__TASK BRIEF__: Copy each line of the listing below exactly.

**** DATA SHOWN

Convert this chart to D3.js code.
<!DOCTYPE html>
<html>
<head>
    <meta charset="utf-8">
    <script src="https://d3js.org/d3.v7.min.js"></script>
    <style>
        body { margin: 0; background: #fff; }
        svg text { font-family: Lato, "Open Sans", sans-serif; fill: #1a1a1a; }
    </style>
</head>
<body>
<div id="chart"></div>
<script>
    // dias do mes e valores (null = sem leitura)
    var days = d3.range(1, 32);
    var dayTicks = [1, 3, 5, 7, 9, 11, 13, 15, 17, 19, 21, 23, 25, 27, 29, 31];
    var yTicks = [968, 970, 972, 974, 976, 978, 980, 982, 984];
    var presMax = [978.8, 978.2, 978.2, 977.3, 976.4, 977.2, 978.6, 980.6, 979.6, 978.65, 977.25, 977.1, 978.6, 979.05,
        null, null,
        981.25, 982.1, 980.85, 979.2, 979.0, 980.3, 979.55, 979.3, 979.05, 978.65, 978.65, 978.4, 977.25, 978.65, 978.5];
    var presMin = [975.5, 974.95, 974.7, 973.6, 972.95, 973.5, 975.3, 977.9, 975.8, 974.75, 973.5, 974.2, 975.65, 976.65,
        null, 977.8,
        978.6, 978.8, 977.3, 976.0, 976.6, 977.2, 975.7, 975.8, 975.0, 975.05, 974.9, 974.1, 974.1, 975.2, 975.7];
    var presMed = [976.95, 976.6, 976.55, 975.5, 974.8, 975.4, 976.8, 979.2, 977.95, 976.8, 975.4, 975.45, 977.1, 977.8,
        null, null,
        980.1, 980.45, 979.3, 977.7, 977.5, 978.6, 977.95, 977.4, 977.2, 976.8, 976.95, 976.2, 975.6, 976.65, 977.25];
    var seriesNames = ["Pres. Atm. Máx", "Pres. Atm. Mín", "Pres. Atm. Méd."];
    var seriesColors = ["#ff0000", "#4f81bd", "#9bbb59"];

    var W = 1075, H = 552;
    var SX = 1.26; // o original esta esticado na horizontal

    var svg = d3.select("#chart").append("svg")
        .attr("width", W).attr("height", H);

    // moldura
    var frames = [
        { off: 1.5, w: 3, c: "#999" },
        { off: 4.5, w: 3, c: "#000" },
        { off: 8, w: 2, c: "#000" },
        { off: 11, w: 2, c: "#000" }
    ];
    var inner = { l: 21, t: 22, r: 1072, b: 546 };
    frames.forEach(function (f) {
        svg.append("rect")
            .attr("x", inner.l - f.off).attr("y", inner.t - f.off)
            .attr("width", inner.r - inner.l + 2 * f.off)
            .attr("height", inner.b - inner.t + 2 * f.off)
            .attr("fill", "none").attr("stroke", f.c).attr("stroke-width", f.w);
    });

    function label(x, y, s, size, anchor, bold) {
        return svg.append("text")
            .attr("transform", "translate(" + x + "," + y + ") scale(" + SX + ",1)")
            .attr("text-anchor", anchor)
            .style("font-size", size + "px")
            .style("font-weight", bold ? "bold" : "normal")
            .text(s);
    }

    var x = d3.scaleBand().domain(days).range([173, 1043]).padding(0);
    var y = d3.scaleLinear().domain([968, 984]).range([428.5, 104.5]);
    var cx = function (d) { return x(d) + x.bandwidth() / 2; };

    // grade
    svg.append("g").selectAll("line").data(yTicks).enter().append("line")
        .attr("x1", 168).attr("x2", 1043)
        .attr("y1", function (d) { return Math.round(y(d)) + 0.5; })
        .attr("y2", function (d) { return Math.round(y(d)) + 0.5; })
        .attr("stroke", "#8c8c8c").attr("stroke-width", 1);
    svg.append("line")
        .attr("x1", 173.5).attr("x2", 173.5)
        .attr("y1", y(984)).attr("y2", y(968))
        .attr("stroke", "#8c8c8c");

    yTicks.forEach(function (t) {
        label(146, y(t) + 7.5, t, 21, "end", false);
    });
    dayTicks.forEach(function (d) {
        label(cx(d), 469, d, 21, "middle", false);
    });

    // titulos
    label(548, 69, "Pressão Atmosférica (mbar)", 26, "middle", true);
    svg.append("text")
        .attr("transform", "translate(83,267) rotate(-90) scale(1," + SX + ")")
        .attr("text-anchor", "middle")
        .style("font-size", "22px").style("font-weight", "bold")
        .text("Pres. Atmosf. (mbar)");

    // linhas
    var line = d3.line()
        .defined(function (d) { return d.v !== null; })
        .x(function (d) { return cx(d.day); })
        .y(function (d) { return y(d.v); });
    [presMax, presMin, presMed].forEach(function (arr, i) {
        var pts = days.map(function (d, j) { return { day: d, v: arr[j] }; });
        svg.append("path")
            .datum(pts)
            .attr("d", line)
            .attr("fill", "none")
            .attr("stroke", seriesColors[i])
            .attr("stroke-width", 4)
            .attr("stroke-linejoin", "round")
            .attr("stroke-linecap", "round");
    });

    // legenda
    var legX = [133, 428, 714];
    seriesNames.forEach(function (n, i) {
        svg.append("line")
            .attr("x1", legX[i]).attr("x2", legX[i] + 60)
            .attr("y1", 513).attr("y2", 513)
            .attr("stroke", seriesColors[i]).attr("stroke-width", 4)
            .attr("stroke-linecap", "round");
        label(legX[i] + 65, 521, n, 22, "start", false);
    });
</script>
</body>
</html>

********

__EXPECTED ANSWER__:
Convert this chart to D3.js code.
<!DOCTYPE html>
<html>
<head>
    <meta charset="utf-8">
    <script src="https://d3js.org/d3.v7.min.js"></script>
    <style>
        body { margin: 0; background: #fff; }
        svg text { font-family: Lato, "Open Sans", sans-serif; fill: #1a1a1a; }
    </style>
</head>
<body>
<div id="chart"></div>
<script>
    // dias do mes e valores (null = sem leitura)
    var days = d3.range(1, 32);
    var dayTicks = [1, 3, 5, 7, 9, 11, 13, 15, 17, 19, 21, 23, 25, 27, 29, 31];
    var yTicks = [968, 970, 972, 974, 976, 978, 980, 982, 984];
    var presMax = [978.8, 978.2, 978.2, 977.3, 976.4, 977.2, 978.6, 980.6, 979.6, 978.65, 977.25, 977.1, 978.6, 979.05,
        null, null,
        981.25, 982.1, 980.85, 979.2, 979.0, 980.3, 979.55, 979.3, 979.05, 978.65, 978.65, 978.4, 977.25, 978.65, 978.5];
    var presMin = [975.5, 974.95, 974.7, 973.6, 972.95, 973.5, 975.3, 977.9, 975.8, 974.75, 973.5, 974.2, 975.65, 976.65,
        null, 977.8,
        978.6, 978.8, 977.3, 976.0, 976.6, 977.2, 975.7, 975.8, 975.0, 975.05, 974.9, 974.1, 974.1, 975.2, 975.7];
    var presMed = [976.95, 976.6, 976.55, 975.5, 974.8, 975.4, 976.8, 979.2, 977.95, 976.8, 975.4, 975.45, 977.1, 977.8,
        null, null,
        980.1, 980.45, 979.3, 977.7, 977.5, 978.6, 977.95, 977.4, 977.2, 976.8, 976.95, 976.2, 975.6, 976.65, 977.25];
    var seriesNames = ["Pres. Atm. Máx", "Pres. Atm. Mín", "Pres. Atm. Méd."];
    var seriesColors = ["#ff0000", "#4f81bd", "#9bbb59"];

    var W = 1075, H = 552;
    var SX = 1.26; // o original esta esticado na horizontal

    var svg = d3.select("#chart").append("svg")
        .attr("width", W).attr("height", H);

    // moldura
    var frames = [
        { off: 1.5, w: 3, c: "#999" },
        { off: 4.5, w: 3, c: "#000" },
        { off: 8, w: 2, c: "#000" },
        { off: 11, w: 2, c: "#000" }
    ];
    var inner = { l: 21, t: 22, r: 1072, b: 546 };
    frames.forEach(function (f) {
        svg.append("rect")
            .attr("x", inner.l - f.off).attr("y", inner.t - f.off)
            .attr("width", inner.r - inner.l + 2 * f.off)
            .attr("height", inner.b - inner.t + 2 * f.off)
            .attr("fill", "none").attr("stroke", f.c).attr("stroke-width", f.w);
    });

    function label(x, y, s, size, anchor, bold) {
        return svg.append("text")
            .attr("transform", "translate(" + x + "," + y + ") scale(" + SX + ",1)")
            .attr("text-anchor", anchor)
            .style("font-size", size + "px")
            .style("font-weight", bold ? "bold" : "normal")
            .text(s);
    }

    var x = d3.scaleBand().domain(days).range([173, 1043]).padding(0);
    var y = d3.scaleLinear().domain([968, 984]).range([428.5, 104.5]);
    var cx = function (d) { return x(d) + x.bandwidth() / 2; };

    // grade
    svg.append("g").selectAll("line").data(yTicks).enter().append("line")
        .attr("x1", 168).attr("x2", 1043)
        .attr("y1", function (d) { return Math.round(y(d)) + 0.5; })
        .attr("y2", function (d) { return Math.round(y(d)) + 0.5; })
        .attr("stroke", "#8c8c8c").attr("stroke-width", 1);
    svg.append("line")
        .attr("x1", 173.5).attr("x2", 173.5)
        .attr("y1", y(984)).attr("y2", y(968))
        .attr("stroke", "#8c8c8c");

    yTicks.forEach(function (t) {
        label(146, y(t) + 7.5, t, 21, "end", false);
    });
    dayTicks.forEach(function (d) {
        label(cx(d), 469, d, 21, "middle", false);
    });

    // titulos
    label(548, 69, "Pressão Atmosférica (mbar)", 26, "middle", true);
    svg.append("text")
        .attr("transform", "translate(83,267) rotate(-90) scale(1," + SX + ")")
        .attr("text-anchor", "middle")
        .style("font-size", "22px").style("font-weight", "bold")
        .text("Pres. Atmosf. (mbar)");

    // linhas
    var line = d3.line()
        .defined(function (d) { return d.v !== null; })
        .x(function (d) { return cx(d.day); })
        .y(function (d) { return y(d.v); });
    [presMax, presMin, presMed].forEach(function (arr, i) {
        var pts = days.map(function (d, j) { return { day: d, v: arr[j] }; });
        svg.append("path")
            .datum(pts)
            .attr("d", line)
            .attr("fill", "none")
            .attr("stroke", seriesColors[i])
            .attr("stroke-width", 4)
            .attr("stroke-linejoin", "round")
            .attr("stroke-linecap", "round");
    });

    // legenda
    var legX = [133, 428, 714];
    seriesNames.forEach(function (n, i) {
        svg.append("line")
            .attr("x1", legX[i]).attr("x2", legX[i] + 60)
            .attr("y1", 513).attr("y2", 513)
            .attr("stroke", seriesColors[i]).attr("stroke-width", 4)
            .attr("stroke-linecap", "round");
        label(legX[i] + 65, 521, n, 22, "start", false);
    });
</script>
</body>
</html>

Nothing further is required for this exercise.